Am I lucky or just kidding myself?

My "transition" went so smoothly and work was still the same as before. No one gave me any "stick" about the changes and even my book signing went smoothly, albeit a little sparse in the sales department.

My neighbors accepted Cathy as easily as they had Keith and my housemate and best friend just kept on being who she has always been toward me. I have shopped everywhere with nary an incident of any kind, and been in the VA hospital as well as my local emergency room again with nary a comment from those attending. My local grocery mart store, has several employees who I worked with as a male, back when I was a store detective, and they all, without exception greet me with a cheery "Hi Cathy. How are you today?"

I don't understand all of this. Why didn't I have more trouble, as have so many have had, in transitioning? Even changing documents was no hassle. Was I THAT bad at being the guy I was? Granted, I didn't date much at all, but still... one would think that such a major change in my life would surely have elicited SOME kind of negative response?

Now I will say that, before I went full time, I DID lay meticulous groundwork, polling the people I worked with and even went so far as to write out a letter which I had distributed to everyone at the company, letting them know what I was about to do and eliciting their responses, saying that if anyone had questions, comments, whatever, that I was willing to sit down with them and try to help them understand things from my point of view. In each and every case, when dealing with changing identifications and documents, I have had the proper forms and letters ready for presentation so again, there has been no difficulty there. When I got my new Driver's license, I was presenting fully female, had all the right papers and they even marked the big "F" on the license without my asking them to do that. New pic? No problem.

I have read SO many things about people having major problems when they began their transition, and my heart goes out to them, but only from the standpoint of wondering WHY they had such awful things happen to them.

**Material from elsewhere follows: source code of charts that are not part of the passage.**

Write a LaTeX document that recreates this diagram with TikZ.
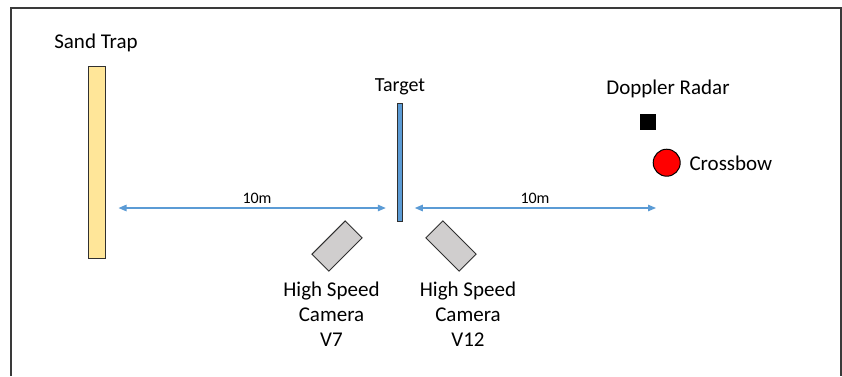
\documentclass[tikz,border=0pt]{standalone}
\usepackage{fontspec}
\setmainfont{Carlito}
\usetikzlibrary{arrows.meta}

\definecolor{framegray}{HTML}{3A3A3A}
\definecolor{dimblue}{HTML}{5B9BD5}
\definecolor{sandfill}{HTML}{FFE699}
\definecolor{targetfill}{HTML}{5B9BD5}
\definecolor{camfill}{HTML}{D0CECE}
\definecolor{edgegray}{HTML}{303030}

\tikzset{
  lbl/.style={font=\fontsize{21}{25.3}\selectfont, inner sep=0pt, anchor=base, align=center},
  dimlbl/.style={font=\fontsize{16}{19}\selectfont, inner sep=0pt, anchor=base},
  dimline/.style={draw=dimblue, line width=1.2pt,
    {Triangle[length=8pt,width=6.5pt]}-{Triangle[length=8pt,width=6.5pt]}},
  camera/.style={draw=edgegray, line width=1pt, fill=camfill,
    minimum width=46pt, minimum height=24pt, inner sep=0pt},
}

\begin{document}
\begin{tikzpicture}[x=1pt, y=1pt]
  \useasboundingbox (0,0) rectangle (842,-376);

  % outer frame, open at the bottom
  \draw[framegray, line width=1.5pt] (11,-376) -- (11,-8) -- (841,-8) -- (841,-376);

  % sand trap
  \node[draw=edgegray, line width=1pt, fill=sandfill, minimum width=17pt,
        minimum height=192pt, inner sep=0pt] (sand) at (96.5,-162) {};
  \node[lbl] (sandlbl) at (96,-48) {Sand Trap};

  % target
  \node[draw=edgegray, line width=1pt, fill=targetfill, minimum width=5pt,
        minimum height=118pt, inner sep=0pt] (target) at (399.8,-162) {};
  \node[lbl, font=\fontsize{20}{24}\selectfont] (targetlbl) at (400,-91.5) {Target};

  % high speed cameras (label anchor sits on the last line's baseline)
  \node[camera, minimum width=47pt, rotate=45] (camV7) at (337,-246) {};
  \node[camera, minimum width=47pt, rotate=-45] (camV12) at (451,-246) {};
  \node[lbl] (camV7lbl) at (331.5,-346.7) {High Speed\\Camera\\V7};
  \node[lbl] (camV12lbl) at (468,-346.7) {High Speed\\Camera\\V12};

  % doppler radar and crossbow
  \node[fill=black, minimum size=16pt, inner sep=0pt] (radar) at (647.5,-121.7) {};
  \node[lbl] (radarlbl) at (668,-94) {Doppler Radar};
  \node[circle, draw=black, line width=1pt, fill=red, minimum size=27pt,
        inner sep=0pt] (crossbow) at (666.7,-162.7) {};
  \node[lbl, anchor=base west] (crossbowlbl) at (689.3,-170) {Crossbow};

  % distance markers
  \coordinate (launch) at (656,-208);
  \draw[dimline] (sand.east |- launch) ++(13,0) coordinate (d1a)
    -- ([xshift=-11pt]target.west |- launch) coordinate (d1b);
  \node[dimlbl] (dist1) at (257,-203) {10m};
  \draw[dimline] ([xshift=12pt]target.east |- launch) coordinate (d2a) -- (launch);
  \node[dimlbl] (dist2) at (535,-203) {10m};
\end{tikzpicture}
\end{document}
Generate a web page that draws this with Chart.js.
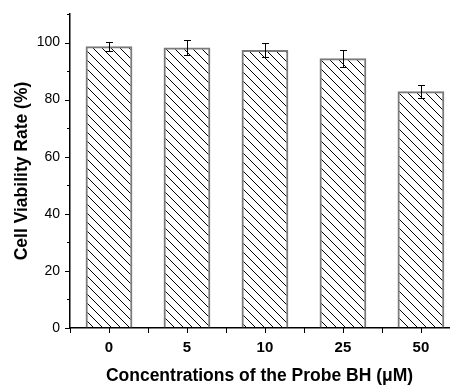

I can honestly say that I do not cut a very good looking female figure. Certainly it's good enough that I can sort of fool myself and look in the mirror and say to myself..." Well that's not TOO bad. At least I don't think I'll frighten the horses and children." 5'7" and 200 pounds does not a trim, svelte female presentation project... and yet... No one EVER says anything to me, or within my earshot except what one would normally hear about any woman. In all of this, I have managed, or had the good fortune to have easily accepted by my friends with two exceptions, and most of my immediate relatives. One sister and one niece seem to think I'm some sort of sinful anomaly and don't want me around.

Hence my confusion. I apologize to anyone out there who might be reading this and experiencing the very sort of things I seem to be moaning about NOT experiencing, but it makes me wonder again. WHY am I not experiencing them? What makes me any different from the thousands of transwomen out there who get hassled or worse every day of their transition?

So WHY have I had so little trouble when so many others have had nothing BUT trouble? I live in a small city which I affectionately call "Redneck north." There are more bars than churches and one national drugstore sells more beer than any other store in their entire chain! I would think that it was inevitable that some drunk redneck would consider it his "duty" to fuck up the freak... but nada.

I mean, I am content with the seeming fact that folks around here just don't to give a ratsass what I look like or how I dress, don't get me wrong. I am grateful that I haven't had any kind of trouble with all of this transition stuff, but as I stated, it makes me wonder why.